Earlier this year Sir Ian Blair, the Metropolitan Police Commissioner warned that “vehicle borne weaponry is the greatest danger that we can face”.
Counter-terrorism Command confirmed recently that it has been conducting security spot checks on tanker vehicles entering London for more than a year.
British security agencies are well aware that many young British Muslims have travelled to Iraq and Afghanistan to join the mujahidin and some of those who survive will return here with terrorist expertise.
There was no specific intelligence that a car or lorry bomb attack was imminent - hence the UK threat level remained at “severe” rather than “critical” - but the expectation has been that al-Qaeda cells in Britain would attempt to explode such a device.

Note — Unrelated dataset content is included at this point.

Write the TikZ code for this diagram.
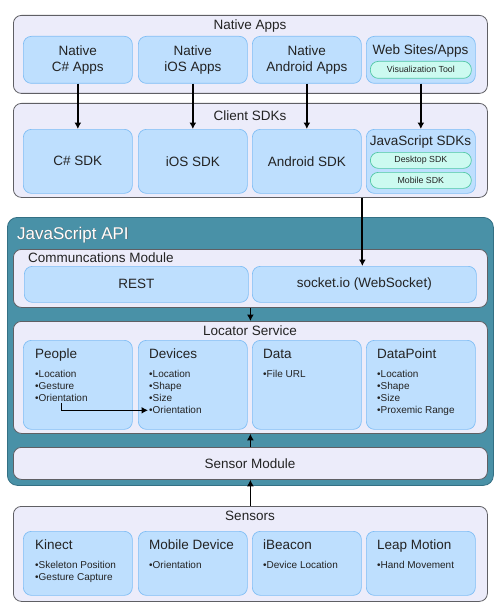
\documentclass[tikz,border=0pt]{standalone}
\usepackage{fontspec}
\setmainfont{Liberation Sans}
\usetikzlibrary{arrows.meta}
\definecolor{lav}{RGB}{236,236,250}
\definecolor{outbord}{RGB}{95,95,100}
\definecolor{bfill}{RGB}{190,223,254}
\definecolor{bbord}{RGB}{128,190,245}
\definecolor{pfill}{RGB}{204,250,240}
\definecolor{pbord}{RGB}{80,200,165}
\definecolor{teal}{RGB}{73,145,167}
\definecolor{tealbord}{RGB}{52,112,132}
\definecolor{txt}{RGB}{35,35,35}
\begin{document}
\begin{tikzpicture}[x=1pt,y=-1pt,
  outer/.style={draw=outbord, fill=lav, rounded corners=8pt, line width=0.8pt, anchor=north west, inner sep=0pt},
  inbox/.style={draw=bbord, fill=bfill, rounded corners=8pt, line width=0.7pt, anchor=north west, inner sep=0pt, text=txt, align=center, font=\fontsize{13.5}{15.5}\selectfont},
  pill/.style={draw=pbord, fill=pfill, rounded corners=8pt, line width=0.7pt, anchor=north west, inner sep=0pt, text=txt, font=\fontsize{8.8}{10}\selectfont},
  head/.style={anchor=base, inner sep=0pt, text=txt, font=\fontsize{13.5}{16}\selectfont},
  ttl/.style={anchor=base west, inner sep=0pt, text=txt, font=\fontsize{13.5}{16}\selectfont},
  bul/.style={anchor=base west, inner sep=0pt, text=txt, font=\fontsize{10}{12}\selectfont},
  arr/.style={-{Latex[length=6.5pt,width=7pt]}, line width=1.8pt, black}]
\useasboundingbox (0,0) rectangle (500,607);

% ---------- Native Apps ----------
\node[outer, minimum width=474pt, minimum height=78pt] (native) at (13,15) {};
\node[head] (nativet) at (250,29.5) {Native Apps};
\node[inbox, minimum width=109pt, minimum height=47pt] (csapp) at (23,36) {Native\\C\# Apps};
\node[inbox, minimum width=109pt, minimum height=47pt] (iosapp) at (138,36) {Native\\iOS Apps};
\node[inbox, minimum width=109pt, minimum height=47pt] (andapp) at (252,36) {Native\\Android Apps};
\node[inbox, minimum width=109pt, minimum height=47pt] (web) at (366,36) {};
\node[head] (webt) at (420.5,55) {Web Sites/Apps};
\node[pill, minimum width=101pt, minimum height=17pt] (vis) at (370,61) {Visualization Tool};

% ---------- Client SDKs ----------
\node[outer, minimum width=474pt, minimum height=94pt] (client) at (13,103) {};
\node[head] (clientt) at (250,120.7) {Client SDKs};
\node[inbox, minimum width=109pt, minimum height=64pt] (cssdk) at (23,129) {C\# SDK};
\node[inbox, minimum width=109pt, minimum height=64pt] (iossdk) at (138,129) {iOS SDK};
\node[inbox, minimum width=109pt, minimum height=64pt] (andsdk) at (252,129) {Android SDK};
\node[inbox, minimum width=109pt, minimum height=64pt] (jssdk) at (366,129) {};
\node[head] (jssdkt) at (420.5,146) {JavaScript SDKs};
\node[pill, minimum width=101pt, minimum height=16pt] (desk) at (370,152) {Desktop SDK};
\node[pill, minimum width=101pt, minimum height=16pt] (mob) at (370,172) {Mobile SDK};

% ---------- JavaScript API ----------
\node[draw=tealbord, fill=teal, rounded corners=10pt, line width=0.8pt, anchor=north west, inner sep=0pt,
      minimum width=486pt, minimum height=268pt] (api) at (7,217) {};
\node[anchor=base west, inner sep=0pt, text=black!60, font=\fontsize{17}{19}\selectfont] (apish) at (17.6,239.9) {JavaScript API};
\node[anchor=base west, inner sep=0pt, text=white, font=\fontsize{17}{19}\selectfont] (apit) at (17,239.3) {JavaScript API};

\node[outer, minimum width=474pt, minimum height=58pt] (comm) at (13,249) {};
\node[ttl] (commt) at (28,262.3) {Communcations Module};
\node[inbox, minimum width=224pt, minimum height=36pt] (rest) at (24,266) {REST};
\node[inbox, minimum width=224pt, minimum height=36pt] (sock) at (252,266) {socket.io (WebSocket)};

\node[outer, minimum width=474pt, minimum height=112pt] (loc) at (13,321) {};
\node[head] (loct) at (250,335.7) {Locator Service};
\node[inbox, minimum width=109pt, minimum height=89pt] (people) at (23,340) {};
\node[inbox, minimum width=109pt, minimum height=89pt] (devices) at (138,340) {};
\node[inbox, minimum width=109pt, minimum height=89pt] (data) at (252,340) {};
\node[inbox, minimum width=109pt, minimum height=89pt] (dpoint) at (366,340) {};
\node[ttl] (peoplet) at (35,358) {People};
\node[ttl] (devicest) at (149,358) {Devices};
\node[ttl] (datat) at (263,358) {Data};
\node[ttl] (dpointt) at (377,358) {DataPoint};
\foreach \t [count=\i] in {Location,Gesture,Orientation}
  \node[bul] (peo\i) at (35,{377+12.3*(\i-1)}) {•\t};
\foreach \t [count=\i] in {Location,Shape,Size,Orientation}
  \node[bul] (dev\i) at (149,{377+12.3*(\i-1)}) {•\t};
\node[bul] (dat1) at (263,377) {•File URL};
\foreach \t [count=\i] in {Location,Shape,Size,Proxemic Range}
  \node[bul] (dp\i) at (377,{377+12.3*(\i-1)}) {•\t};

\node[outer, minimum width=474pt, minimum height=32pt] (sensmod) at (13,447) {};
\node[head] (sensmodt) at (250,468.3) {Sensor Module};

% ---------- Sensors ----------
\node[outer, minimum width=474pt, minimum height=95pt] (sensors) at (13,506) {};
\node[head] (sensorst) at (250,520) {Sensors};
\node[inbox, minimum width=109pt, minimum height=64pt] (kinect) at (23,531) {};
\node[inbox, minimum width=109pt, minimum height=64pt] (mobdev) at (138,531) {};
\node[inbox, minimum width=109pt, minimum height=64pt] (ibeacon) at (252,531) {};
\node[inbox, minimum width=109pt, minimum height=64pt] (leap) at (366,531) {};
\node[ttl] (kinectt) at (35,549) {Kinect};
\node[ttl] (mobdevt) at (149,549) {Mobile Device};
\node[ttl] (ibeacont) at (263,549) {iBeacon};
\node[ttl] (leapt) at (377,549) {Leap Motion};
\node[bul] (kin1) at (35,568) {•Skeleton Position};
\node[bul] (kin2) at (35,580.3) {•Gesture Capture};
\node[bul] (mob1) at (149,568) {•Orientation};
\node[bul] (ib1) at (263,568) {•Device Location};
\node[bul] (lp1) at (377,568) {•Hand Movement};

% ---------- Connectors ----------
\draw[arr] (csapp.south) -- (cssdk.north);
\draw[arr] (iosapp.south) -- (iossdk.north);
\draw[arr] (andapp.south) -- (andsdk.north);
\draw[arr] (web.south) -- (jssdk.north);
\draw[arr] ([xshift=-2pt]client.south -| sock.north) -- ([xshift=-2pt]sock.north);
\draw[arr] (comm.south) -- (loc.north);
\draw[arr] (sensmod.north) -- (loc.south);
\draw[arr] (sensors.north) -- (sensmod.south);
\draw[arr, line width=1.4pt] ([yshift=-1pt]peo3.south) |- ([xshift=-1pt]dev4.west);
\end{tikzpicture}
\end{document}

The incident, which despite some early reports does not appear to have been a suicide bomb attempt, copies tactics used by two previous terrorist gangs.
Omar Khyam, jailed for life in April, discussed attacking the Ministry of Sound nightclub while Dhiren Barot, imprisoned last year, wanted to use stretch limousines packed with gas cylinders and explosives to blow up London landmarks.
The automatic assumption in the wake of this failed attack was that there are other devices yet to be discovered. The enduring hallmark of al-Qaeda is that it attacks multiple targets without warning with the aim of maximising casualties and publicity. London faces a day of disruption while suspicious vehicles are cordoned off and examined.
Compared to the days of the IRA’s British bombing campaigns, the car bomb at Haymarket appears amateurish.
The Mercedes cars contained several propane gas cylinders, large containers of petrol, a huge number of nails and some means of detonation to turn this cocktail of ingredients into a huge fireball.
But al-Qaeda is trying to operate in a climate in Britain which is more hostile to terrorist activity than ever before. High-strength hydrogen peroxide, which was used to make the 7/7 suicide bombs, is much more difficult to purchase than it was before July 2005.
The terrorists, however, are adept at finding ways - sometimes crude, sometimes quite ingenious - of turning everyday materials, cheaply and easily obtained, into bombs. The devices may be amateurish but security experts have no doubt that they are still lethal.
And the lessons these ruthless, ideologically-driven young men are learning in Iraq can only serve to make their future efforts more professional.